The rhubarb is crowding the artichokes. I shouldn’t’ve planted those there either. The trees are blowing now and the birds have become bats. The bird-murdered strawberries won’t be moved tonight, but these fruit-stalks look like an armload of ugly miracles. I’ll make cardamom sugar for the jam this time, I think. Best go inside now. The rain is coming, and I gotta find a job before summer’s end.
***
Jennifer Brennock lives on Orcas Island in a cabin nicknamed “Slaughterhouse” for some reason that she’s not asking too many questions about. This is an excerpt from Real, a memoir-in-progress about adoption and single motherhood with conversations with the Velveteen Rabbit. Contact her for organic rhubarb $2/lb.
Editor’s note: I met Jennifer seven years ago when she was leading a creative writing workshop at the Orcas Island Public Library. She is a dazzling writer — fierce, fearless and unfailingly honest — and someone I’m proud to call my friend.
Tomorrow: Taylor Smith, I’m desperate
thank you for sharing your gutsy beautiful writing. It made me remember the rhubarb in the corner of my garden that came with the house in 1979 and stayed offering great pies for 20 years. More importantly, I am glad for the message.
Molly,
Everyone’s rhubarb stories are coming out! I love that aspect of this project. I found out my own grandmother sold rhubarb to the corner market in Chicago; I never knew that. I’m also fascinated by where people have rhubarb growing….”by the garage,” “in the back.” I may be off to a mapping project now. 🙂 I just dug up some to move it, and man, those roots are long! It was not going anywhere without a fight.

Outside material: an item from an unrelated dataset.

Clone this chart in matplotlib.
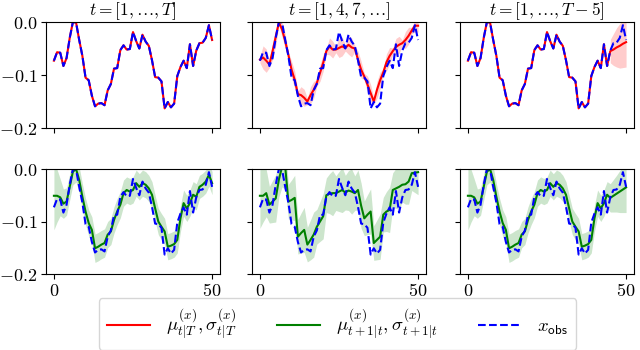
import matplotlib
matplotlib.use("Agg")
import matplotlib.pyplot as plt
from matplotlib.ticker import FuncFormatter
from matplotlib.lines import Line2D
import numpy as np

plt.rcParams['mathtext.fontset'] = 'cm'
plt.rcParams['font.family'] = ['DejaVu Serif']

# ---- data ----
t_index = list(range(51))

x_obs = [-0.073, -0.057, -0.058, -0.083, -0.068, -0.030, 0.0, -0.001, -0.034, -0.064,
         -0.105, -0.110, -0.139, -0.159, -0.154, -0.153, -0.157, -0.129, -0.117, -0.088,
         -0.087, -0.053, -0.044, -0.052, -0.051, -0.019, -0.036, -0.050, -0.024, -0.037,
         -0.045, -0.072, -0.104, -0.105, -0.112, -0.163, -0.151, -0.161, -0.154, -0.102,
         -0.085, -0.073, -0.087, -0.042, -0.083, -0.054, -0.040, -0.039, -0.030, -0.006,
         -0.034]

# smoothed mean, all observed (identical to observations)
smooth_all_mean = x_obs

# smoothed mean / std, every third step observed
smooth_sparse_mean = [-0.071, -0.067, -0.073, -0.080, -0.055, -0.028, -0.001, -0.014, -0.036, -0.062,
                      -0.090, -0.109, -0.136, -0.138, -0.143, -0.150, -0.138, -0.128, -0.115, -0.096,
                      -0.077, -0.055, -0.046, -0.052, -0.052, -0.049, -0.046, -0.049, -0.043, -0.048,
                      -0.050, -0.071, -0.090, -0.103, -0.118, -0.134, -0.150, -0.128, -0.110, -0.095,
                      -0.076, -0.064, -0.055, -0.047, -0.043, -0.040, -0.034, -0.026, -0.016, -0.007,
                      -0.007]
smooth_sparse_std = [0.006, 0.022, 0.022, 0.006, 0.016, 0.016, 0.005, 0.014, 0.014, 0.006,
                     0.016, 0.016, 0.006, 0.016, 0.016, 0.006, 0.016, 0.016, 0.006, 0.016,
                     0.016, 0.006, 0.016, 0.016, 0.006, 0.018, 0.018, 0.006, 0.018, 0.018,
                     0.006, 0.016, 0.016, 0.006, 0.016, 0.016, 0.006, 0.016, 0.016, 0.006,
                     0.016, 0.016, 0.006, 0.016, 0.016, 0.006, 0.016, 0.016, 0.006, 0.012,
                     0.012]

# smoothed mean / std, last five steps unobserved
smooth_cut_tail_index = [45, 46, 47, 48, 49, 50]
smooth_cut_tail_mean = [-0.055, -0.052, -0.048, -0.045, -0.041, -0.038]
smooth_cut_tail_std = [0.022, 0.030, 0.037, 0.042, 0.045, 0.047]

# one-step filter prediction, all observed
pred_all_mean = [-0.051, -0.051, -0.054, -0.066, -0.062, -0.034, -0.005, 0.0, -0.021, -0.053,
                 -0.081, -0.103, -0.116, -0.151, -0.148, -0.144, -0.141, -0.125, -0.119, -0.097,
                 -0.081, -0.068, -0.046, -0.040, -0.043, -0.040, -0.027, -0.034, -0.027, -0.030,
                 -0.037, -0.049, -0.075, -0.100, -0.110, -0.119, -0.148, -0.146, -0.143, -0.135,
                 -0.094, -0.065, -0.075, -0.065, -0.049, -0.053, -0.034, -0.030, -0.024, -0.011,
                 -0.027]
pred_all_std = [0.065, 0.050, 0.035, 0.028, 0.026, 0.025, 0.025, 0.025, 0.025, 0.025,
                0.025, 0.025, 0.025, 0.027, 0.027, 0.027, 0.027, 0.025, 0.025, 0.025,
                0.025, 0.025, 0.025, 0.025, 0.025, 0.025, 0.025, 0.025, 0.025, 0.025,
                0.025, 0.025, 0.025, 0.025, 0.025, 0.025, 0.025, 0.025, 0.025, 0.025,
                0.025, 0.025, 0.025, 0.025, 0.025, 0.025, 0.022, 0.022, 0.022, 0.022,
                0.022]

# one-step filter prediction, every third step observed
pred_sparse_mean = [-0.051, -0.051, -0.046, -0.068, -0.062, -0.056, -0.020, 0.004, 0.004, -0.062,
                    -0.059, -0.055, -0.129, -0.122, -0.116, -0.144, -0.135, -0.125, -0.110, -0.100,
                    -0.090, -0.050, -0.047, -0.046, -0.046, -0.043, -0.040, -0.045, -0.041, -0.043,
                    -0.046, -0.040, -0.070, -0.094, -0.087, -0.081, -0.141, -0.135, -0.129, -0.087,
                    -0.081, -0.078, -0.040, -0.037, -0.034, -0.030, -0.029, -0.024, -0.008, -0.007,
                    -0.006]
pred_sparse_std = [0.062, 0.050, 0.045, 0.035, 0.040, 0.045, 0.033, 0.038, 0.043, 0.033,
                   0.038, 0.043, 0.033, 0.038, 0.043, 0.033, 0.038, 0.043, 0.033, 0.038,
                   0.043, 0.033, 0.038, 0.043, 0.033, 0.038, 0.043, 0.033, 0.038, 0.043,
                   0.033, 0.038, 0.043, 0.033, 0.038, 0.043, 0.033, 0.038, 0.043, 0.033,
                   0.038, 0.043, 0.033, 0.038, 0.043, 0.033, 0.038, 0.043, 0.033, 0.038,
                   0.043]

# one-step filter prediction, last five steps unobserved
pred_cut_tail_mean = [-0.055, -0.051, -0.047, -0.043, -0.039, -0.035]
pred_cut_tail_std = [0.027, 0.031, 0.035, 0.040, 0.044, 0.048]

titles = [r'$t=[1,\ldots,T]$', r'$t=[1,4,7,\ldots]$', r'$t=[1,\ldots,T-5]$']
legend_labels = [r'$\mu^{(x)}_{t|T}, \sigma^{(x)}_{t|T}$',
                 r'$\mu^{(x)}_{t+1|t}, \sigma^{(x)}_{t+1|t}$',
                 r'$x_{\mathsf{obs}}$']
x_ticks = [0, 50]
y_ticks = [0.0, -0.1, -0.2]

# ---- figure ----
W, H = 640, 350
fig = plt.figure(figsize=(6.4, 3.5), dpi=100)

col_left = [46, 252, 460]
col_w = 174
rows = [(22, 128), (169, 274)]

TICK_FS = 13
TITLE_FS = 12.5
LEG_FS = 13.5


def yfmt(v, p):
    return r'$%.1f$' % (0.0 if abs(v) < 1e-9 else v)


def xfmt(v, p):
    return r'$%d$' % int(round(v))


axes = []
for r, (top, bot) in enumerate(rows):
    for c in range(3):
        ax = fig.add_axes([col_left[c] / W, 1 - bot / H, col_w / W, (bot - top) / H])
        axes.append(ax)

tt = np.array(t_index)
xo = np.array(x_obs)


def style(ax, r, c):
    ax.set_ylim(-0.2, 0.0)
    ax.set_xticks(x_ticks)
    ax.set_yticks(y_ticks)
    ax.yaxis.set_major_formatter(FuncFormatter(yfmt))
    ax.xaxis.set_major_formatter(FuncFormatter(xfmt))
    ax.tick_params(labelsize=TICK_FS, length=3.5, pad=2.5)
    if c != 0:
        ax.tick_params(labelleft=False)
    if r == 0:
        ax.tick_params(labelbottom=False)


red = 'red'
green = 'green'
blue = 'blue'
lw = 1.5

# top row
ax = axes[0]
ax.plot(tt, smooth_all_mean, color=red, lw=lw)
ax.plot(tt, xo, color=blue, ls='--', lw=lw)

ax = axes[1]
m = np.array(smooth_sparse_mean); s = np.array(smooth_sparse_std)
ax.fill_between(tt, m - s, m + s, color=red, alpha=0.2, lw=0)
ax.plot(tt, m, color=red, lw=lw)
ax.plot(tt, xo, color=blue, ls='--', lw=lw)

ax = axes[2]
ti = np.array(smooth_cut_tail_index)
m = np.array(smooth_cut_tail_mean); s = np.array(smooth_cut_tail_std)
ax.fill_between(ti, m - s, m + s, color=red, alpha=0.2, lw=0)
red_line = list(x_obs[:45]) + list(smooth_cut_tail_mean)
ax.plot(tt, red_line, color=red, lw=lw)
ax.plot(tt, xo, color=blue, ls='--', lw=lw)

# bottom row
ax = axes[3]
m = np.array(pred_all_mean); s = np.array(pred_all_std)
ax.fill_between(tt, m - s, m + s, color=green, alpha=0.2, lw=0)
ax.plot(tt, m, color=green, lw=lw)
ax.plot(tt, xo, color=blue, ls='--', lw=lw)

ax = axes[4]
m = np.array(pred_sparse_mean); s = np.array(pred_sparse_std)
ax.fill_between(tt, m - s, m + s, color=green, alpha=0.2, lw=0)
ax.plot(tt, m, color=green, lw=lw)
ax.plot(tt, xo, color=blue, ls='--', lw=lw)

ax = axes[5]
m = np.array(list(pred_all_mean[:45]) + list(pred_cut_tail_mean))
s = np.array(list(pred_all_std[:45]) + list(pred_cut_tail_std))
ax.fill_between(tt, m - s, m + s, color=green, alpha=0.2, lw=0)
ax.plot(tt, m, color=green, lw=lw)
ax.plot(tt, xo, color=blue, ls='--', lw=lw)

for i, ax in enumerate(axes):
    style(ax, i // 3, i % 3)
for c in range(3):
    axes[c].set_title(titles[c], fontsize=TITLE_FS, pad=4)

handles = [Line2D([], [], color=red, lw=lw),
           Line2D([], [], color=green, lw=lw),
           Line2D([], [], color=blue, lw=lw, ls='--')]
fig.legend(handles, legend_labels, loc='center', ncol=3,
           bbox_to_anchor=(337.5 / W, 1 - 324 / H), fontsize=LEG_FS,
           handlelength=2.3, handletextpad=0.85, columnspacing=2.15,
           borderpad=0.45, frameon=True)

fig.savefig('out.png', dpi=100)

Really? “I concur”? LOL!! I know. Rhubarb. What are you going to do? There used to be so many rhubarb pies when I was a kid, and now you can’t give it away. You are a magical writer. All your paragraphs are poems inside riddles.
What a lovely compliment! Thank you. I’m waiting for recipes!! I have so much rhubarb in my freezer right now, I can’t fit any ice cream in there. One I’d like to try is rhubarb soda, but I’m not sure how yet.
I concur. You are a badass writer!
Likewise! Thank you.
Damn woman. I have to save this post in my inbox now as a reminder not only of what an incredibly amazing writer you are, but because you said this: “You gave attention to the wrong thing. You made bad choices. You still deserve to be loved, supported, adored, and saved. You do.” And that made me cry.
You truly write like a motherfucker.
Thank you! You know exactly how to compliment me.
I relate to much of this, minus the rhubarb. I grow two tomato plants in my yard, mostly because they require nothing from me and still give about five tomatoes.
I think work changes really do amplify feeling of middle age. And I get how being an independent single mom makes it really hard to let somebody be more than a date. Yep. Awkward. Uncomfortable. I can and will save myself. Why do we do this to ourselves???
Honest, exposing writing is good. This is good.
Thank you. Soon after I submitted this to George, I led a little writing workshop with the theme of food. It was amazing to see the complicated, nuanced, different relationships we all have with any particular food. Like just hearing the word “cinnamon” or “coffee,” for examples, you and I will have totally different, and likely very strong, associations with them. Further, it’s not only a relationship with it, but a dynamic one. We could actually track how our relationships with a particular food–rhubarb, tomatoes, shellfish–changes over time. From a writer’s perspective, that is VERY exciting because characters that change and grow and get into trouble are what makes reading sustenance itself, and what makes writing a necessity for some. There is a great article about how different food words light up different areas of the brain more than other sensory words…anyway, thank you for getting it. Cheers!
As Fitzgerald said, “In a real dark night of the soul it is always three o’clock in the morning.”
Jennifer, I didn’t sleep well last night. It was one of those nights when all the wrong things came marching through my brain crying out, “Look at me. Ponder this.” And to that sleepless night you answered:
“Okay. That happened. Still, there isn’t some huge karmic punishment coming for you because of it. When the song points at you and says, “Who do you think you are? This is the life you made,” you can just say, um, yeah? So? My head is unbowed.”
Fierce. Badass. Beautiful.
Oh, thank you so much. Here’s one from Hunter S. Thompson: “I have a theory that the truth is never told during the nine-to-five hours.” I suppose it doesn’t matter if it happens at 3am or 3pm, as long as it happens. Hope you had the clarity you needed at 3am and a nap at 3pm. 🙂 Cheers!
Your first paragraph haunts me. If it means that you have lost a job as an educator, I am so sorry. Of course, I feel for those students who have missed the opportunity to know you, but more to my heart, I can understand what you mean when you describe how our sense of self-worth is often tied to our employment. My daughters and I are so very fortunate that my wife has embraced the role of being a home-maker, but I also never forget that she has given up an important part of herself in order to do so.
You have given me much to ponder and for that I thank you. I feel I have the only pre-1990 house in the PacNW that didn’t come with a rhubarb plant by the garage (it’s a 1949 house that was moved to make way for 205-S), something I hope to remedy next year.